I'll keep trying though... not much longer now before his cage can go next to Jerrys! See if it's love at first sight  lol :thumbsup:

any tips for when I next let him out?


----------



## DKDREAM (Sep 15, 2008)

can he be cage teritorial at such a young age?? i know parrots and birds can be but surely hes alittle young yet. from the way your describing ihim hes been Avairy bred and pulled from the nest at 5-6 weeks put in a cage taken to a petshop and sold.


----------



## Guest (Feb 5, 2009)

DKDREAM said:


> can he be cage teritorial at such a young age?? i know parrots and birds can be but surely hes alittle young yet. from the way your describing ihim hes been Avairy bred and pulled from the nest at 5-6 weeks put in a cage taken to a petshop and sold.

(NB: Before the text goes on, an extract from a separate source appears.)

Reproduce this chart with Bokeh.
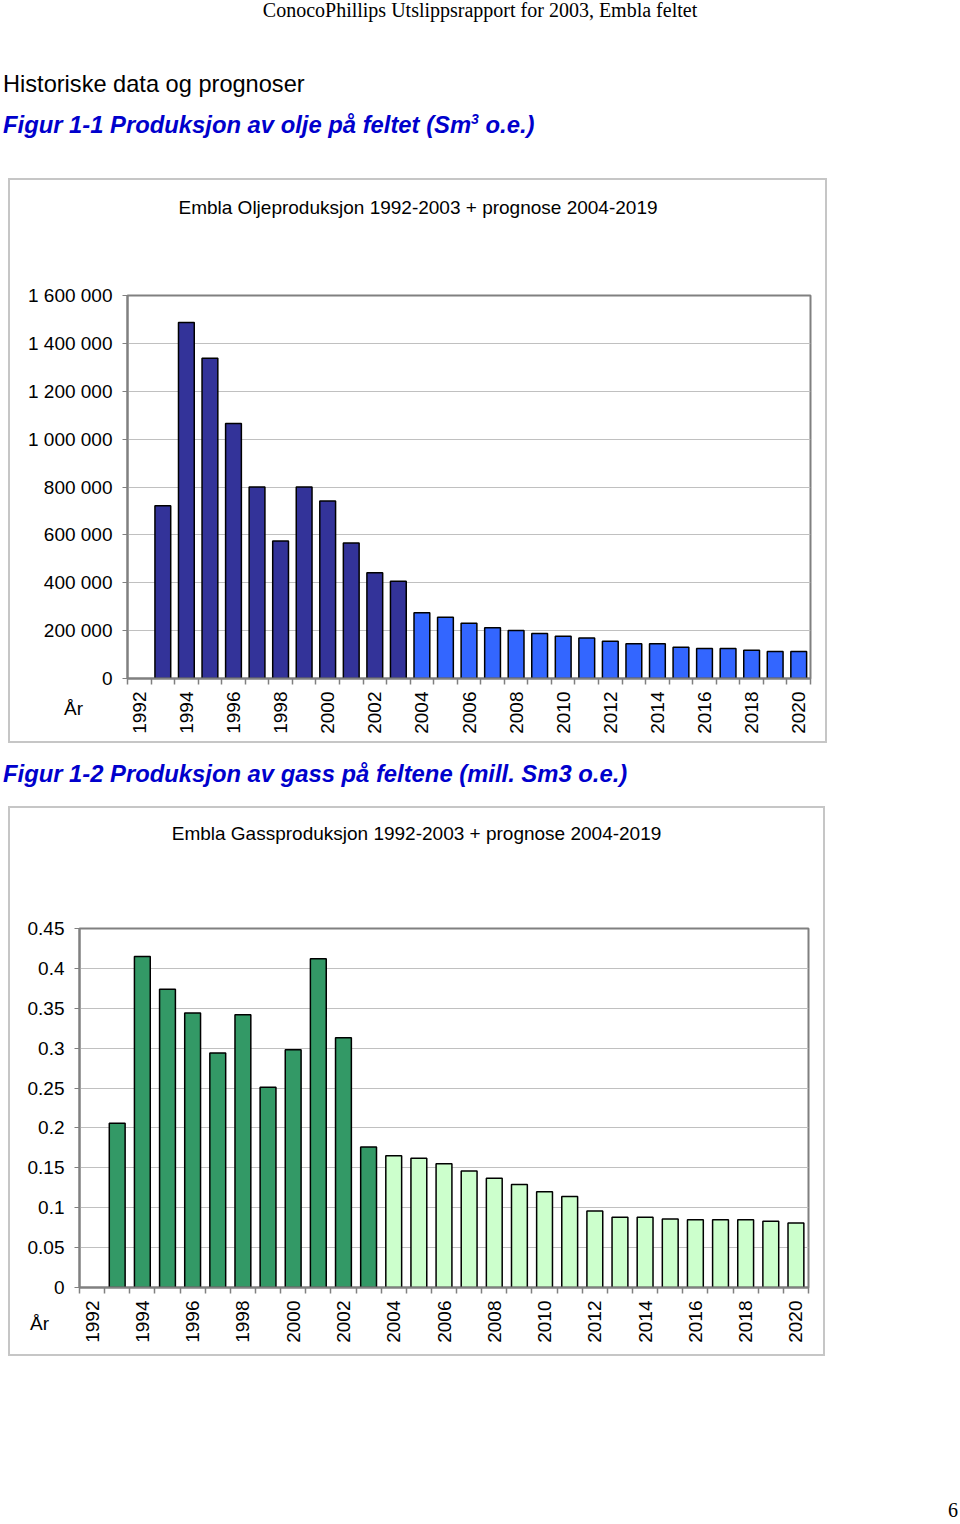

Aw I hope not, that's awful is he has, and I feel bad 

I think he will be going in with Jerry once his isolation period's over with, and IF they get along when their cage is side by side... atleast then he will have his own company  I feel that's the best thing, and hopefully he'll still continue to become tamer, even though he's with her.


----------



## DKDREAM (Sep 15, 2008)

sadly thats what many birds go through being in petshops. The best birds to be as pets are hand reared ones. maybe Harly could live with gerry when the isolations over and if you want a tame pet budgie buy a hand reared pet from a breeder, they will be free from anything too and tame they will only cost about £20


----------



## sullivan (Aug 29, 2008)

They all try to bite a bit at first but keep going with small sessions to build up his confidence. Its a matter of time and patiance.


----------



## DKDREAM (Sep 15, 2008)

Yeah but hes only biring out of fear of humans. If Gerry isnt tame too with humans they will both bond.


----------



## pugsley Adams (Dec 30, 2008)

awh, little baby! More pictures required missy! :thumbup1:


----------



## Guest (Feb 5, 2009)

Thanks guys. Jerry is more friendly than Harley at the minute, she atleast sits on my hand in the cage lol but I'll keep trying with him! 

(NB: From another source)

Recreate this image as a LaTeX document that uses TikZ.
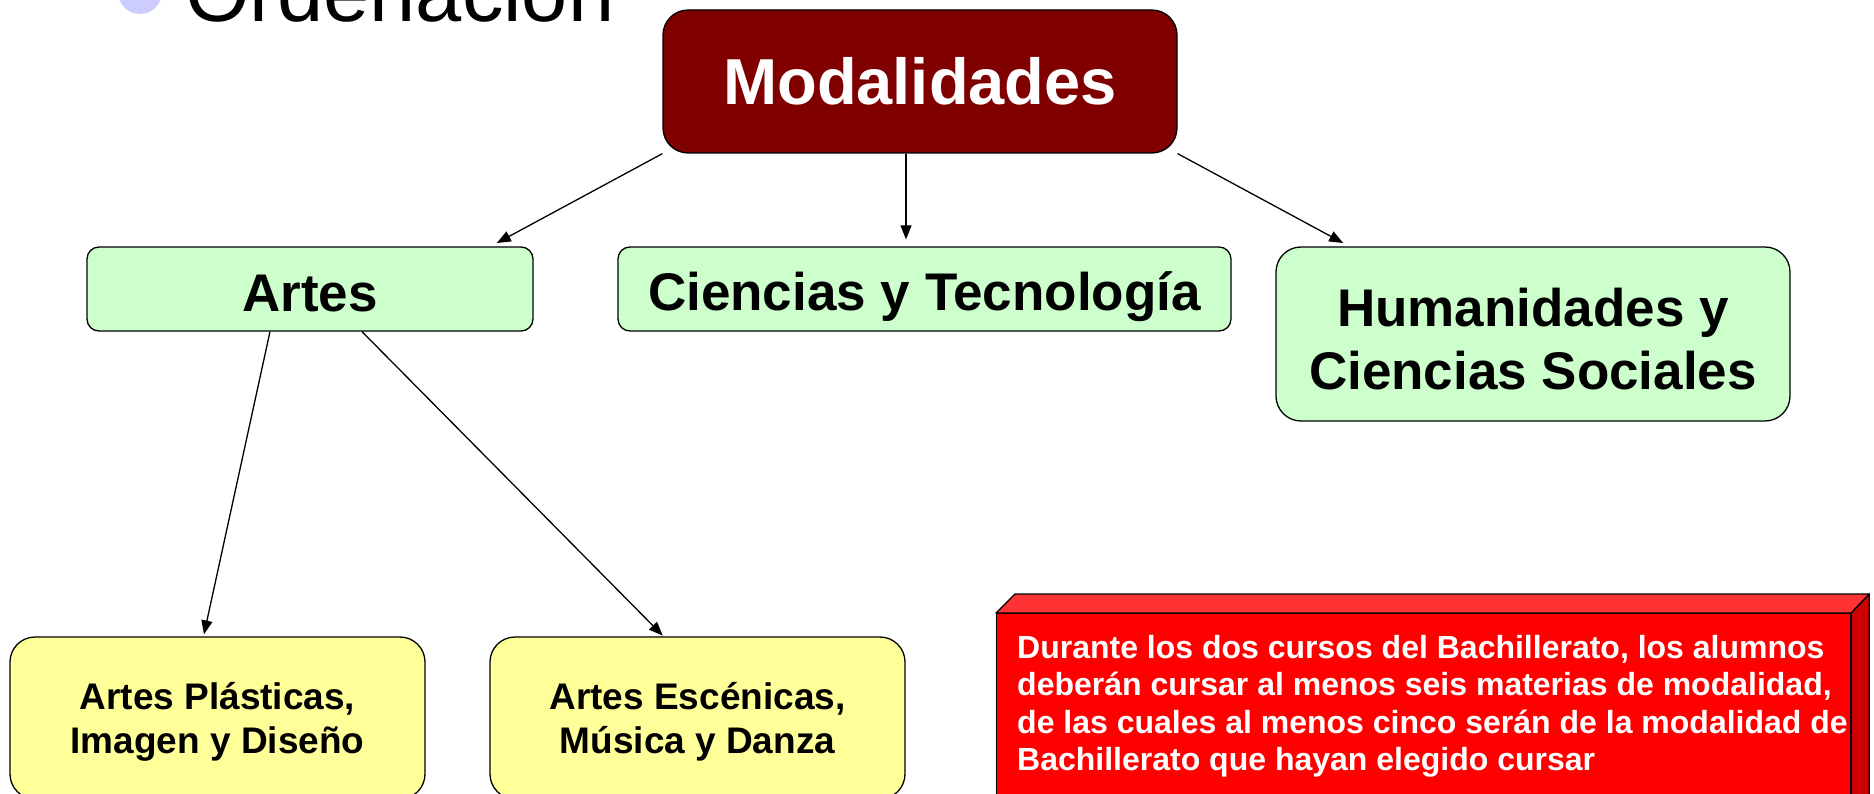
\documentclass[tikz,border=0pt]{standalone}
\usepackage{fontspec}
\setmainfont{Liberation Sans}
\usetikzlibrary{arrows.meta,calc}
\definecolor{modred}{HTML}{800000}
\definecolor{mintgreen}{HTML}{CCFFCC}
\definecolor{paleyellow}{HTML}{FFFF99}
\definecolor{frontred}{HTML}{FF0000}
\definecolor{topred}{HTML}{FF3333}
\definecolor{sidered}{HTML}{CC0000}
\definecolor{bulletblue}{HTML}{CCCCFF}
\begin{document}
\begin{tikzpicture}[x=1pt,y=-1pt,
  outline/.style={draw=black, line width=1.3pt},
  modbox/.style={outline, fill=modred, rounded corners=25pt, inner sep=0pt, align=center, text=white,
    font=\bfseries\fontsize{65}{72}\selectfont},
  greenbox/.style={outline, fill=mintgreen, rounded corners=12pt, inner sep=0pt},
  greenbig/.style={greenbox, rounded corners=25pt},
  gtext/.style={inner sep=0pt, align=center, yshift=-5pt, font=\bfseries\fontsize{53}{63}\selectfont},
  htext/.style={gtext, yshift=0pt},
  yellowbox/.style={outline, fill=paleyellow, rounded corners=25pt, inner sep=0pt},
  ytext/.style={inner sep=0pt, align=center, yshift=-4pt, font=\bfseries\fontsize{37}{44}\selectfont},
  arr/.style={line width=1.3pt, -{Triangle[length=14pt,width=11pt]}},
]
\useasboundingbox (0,0) rectangle (1874,794);
\clip (0,0) rectangle (1874,794);

% title fragment
\fill[bulletblue] (140,-8) circle (22pt);
\node[anchor=base west, inner sep=0pt, font=\fontsize{83}{90}\selectfont] (ord) at (185,22) {Ordenación};

% nodes
\node[modbox, minimum width=514pt, minimum height=143pt] (mod) at (920,81.5) {Modalidades};
\node[greenbox, minimum width=446pt, minimum height=84pt, label={[gtext]center:Artes}] (artes) at (310,289) {};
\node[greenbox, minimum width=613pt, minimum height=84pt, label={[gtext, yshift=-3pt]center:{Ciencias y Tecnología}}] (cyt) at (924.5,289) {};
\node[greenbig, minimum width=514pt, minimum height=174pt, label={[htext]center:{Humanidades y\\Ciencias Sociales}}] (hum) at (1533,334) {};
\node[yellowbox, minimum width=415pt, minimum height=162pt, label={[ytext]center:{Artes Plásticas,\\Imagen y Diseño}}] (plast) at (217.5,718) {};
\node[yellowbox, minimum width=415pt, minimum height=162pt, label={[ytext]center:{Artes Escénicas,\\Música y Danza}}] (esc) at (697.5,718) {};

% 3D red note box
\node[outline, fill=frontred, anchor=north west, minimum width=854pt, minimum height=220pt, inner sep=0pt] (nota) at (996,613) {};
\draw[outline, fill=topred, line join=round] (nota.north west) -- ++(19,-19) -- ([shift={(18,-19)}]nota.north east) -- (nota.north east) -- cycle;
\draw[outline, fill=sidered, line join=round] (nota.north east) -- ++(18,-19) -- ++(0,260) -- (nota.south east) -- cycle;
\node[anchor=north west, inner sep=0pt, align=left, text=white, font=\bfseries\fontsize{32}{37.5}\selectfont] (notatxt) at (1017,635)
  {Durante los dos cursos del Bachillerato, los alumnos\\deberán cursar al menos seis materias de modalidad,\\de las cuales al menos cinco serán de la modalidad de\\Bachillerato que hayan elegido cursar};

% connectors
\draw[arr, shorten >=7pt] (mod.south west) -- ([xshift=-43pt]artes.north east);
\draw[arr, shorten >=7pt] ([xshift=-14pt]mod.south) -- ([xshift=-14pt]mod.south |- cyt.north);
\draw[arr, shorten >=7pt] (mod.south east) -- ([xshift=74pt]hum.north west);
\draw[arr, shorten >=2pt] ([xshift=-40pt]artes.south) -- ([xshift=-14pt]plast.north);
\draw[arr, shorten >=1pt] ([xshift=52pt]artes.south) -- ([xshift=-34pt]esc.north);
\end{tikzpicture}
\end{document}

Peeping at me from the top of the cage, lol.

Pugsley - why does it say 'banned' on your name ?!


----------



## DKDREAM (Sep 15, 2008)

Hiya 

awwww its a great piccy......... erm it means just that Pugsly is banned!


----------



## Guest (Feb 6, 2009)

DKDREAM said:


> Hiya
> 
> awwww its a great piccy......... erm it means just that Pugsly is banned!


LOL I get what a daft question that was now lol ut:


----------



## DKDREAM (Sep 15, 2008)

lol ...... just ignore what shes done shes not worth lossing any harly/jerry/bracon time over!


----------